Wanwichit Boonprong, a political science lecturer at Rangsit University, said that Mr Pirapan has yet to make clear his political stance, which makes the party not very appealing.
Wanwichit: Has ACT merger doubts
"If the party aims to capture party-list seats, it still lacks appeal and may have to focus on constituency MPs," he said.
Regarding speculation that the ACT might merge with Ruam Thai Sang Chart ahead of the next poll, Mr Wanwichit said any merger is unlikely to make a difference because key ACT supporter, Suthep Thaugsuban, is seen as a symbol of political conflict.
Mr Suthep led the now-defunct People's Democratic Reform Committee (PDRC) protest movement against the Pheu Thai Party-led administration, which was subsequently toppled by the 2014 coup.
According to Mr Wanwichit, the ACT itself does not have a wide support base and both parties will wait for the calculation of party seats to be finalised before they make their next move.
However, the emergence of Ruam Thai Sang Chart is likely a threat to the Democrat Party as a number of ex-Democrats are expected to join the new outfit, said Mr Wanwichit.
He said the ruling PPRP remains the best choice for Gen Prayut if he is seeking another term as prime minister.
Under the law, for a political party to be eligible to nominate the prime minister, it must have at least 25 House seats, and grabbing 25 seats should not be a problem for the PPRP.
"Gen Prayut needs only 125 votes from coalition MPs.
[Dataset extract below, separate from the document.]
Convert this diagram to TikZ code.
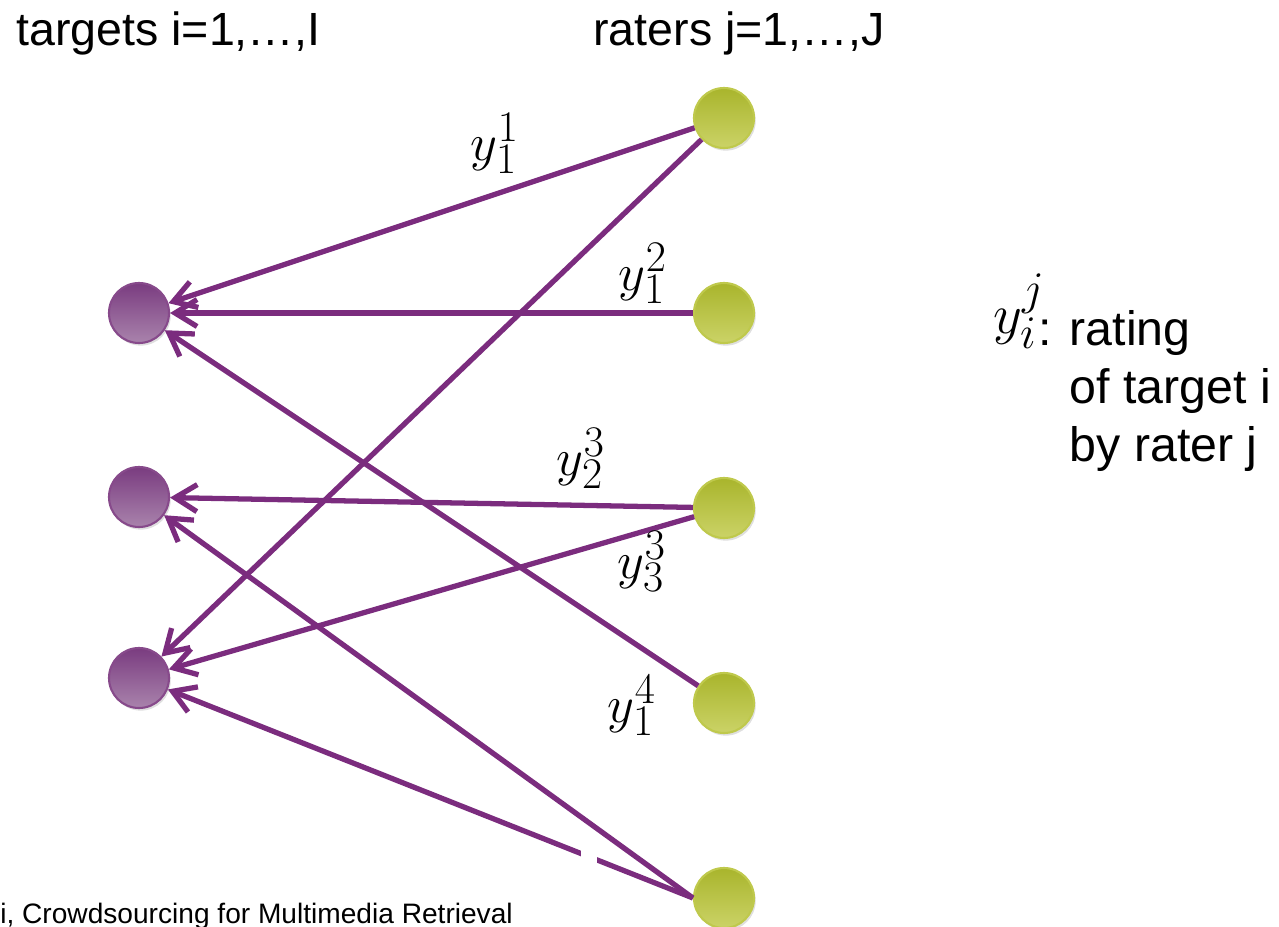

He already has support from the Senate," Mr Wanwichit said.
However, Yutthaporn Isarachai, a political scientist from Sukhothai Thammathirat Open University, said there is a possibility that Gen Prayut will look for an alternative party due to internal problems in the ruling PPRP.
Yutthaporn: 'PM may look elsewhere'
He said Gen Prayut may decide to be a prime minister candidate for the Ruam Thai Sang Chart Party while the Ruam Phaen Din Party is likely to serve as the PPRP's offshoot.
Ruam Phaen Din was launched on Monday with Gen Wit Devahastin na Ayudhya, a close aide of PPRP leader Gen Prawit Wongsuwon, as the party leader. Gen Wit was forced to resign as Setthakij Thai leader following a rift with Capt Thamanat Prompow who has assumed that party's leadership. He moved to the Palang Chart Thai Party which was on Monday renamed Ruam Phaen Din.
Gen Wit said on Monday the party is not a reserve party of the PPRP and has nothing to do with the PPRP.
He said the party was formed to accommodate those who had left the PPRP with him and denied a rumour that he'd made a deal with small coalition parties.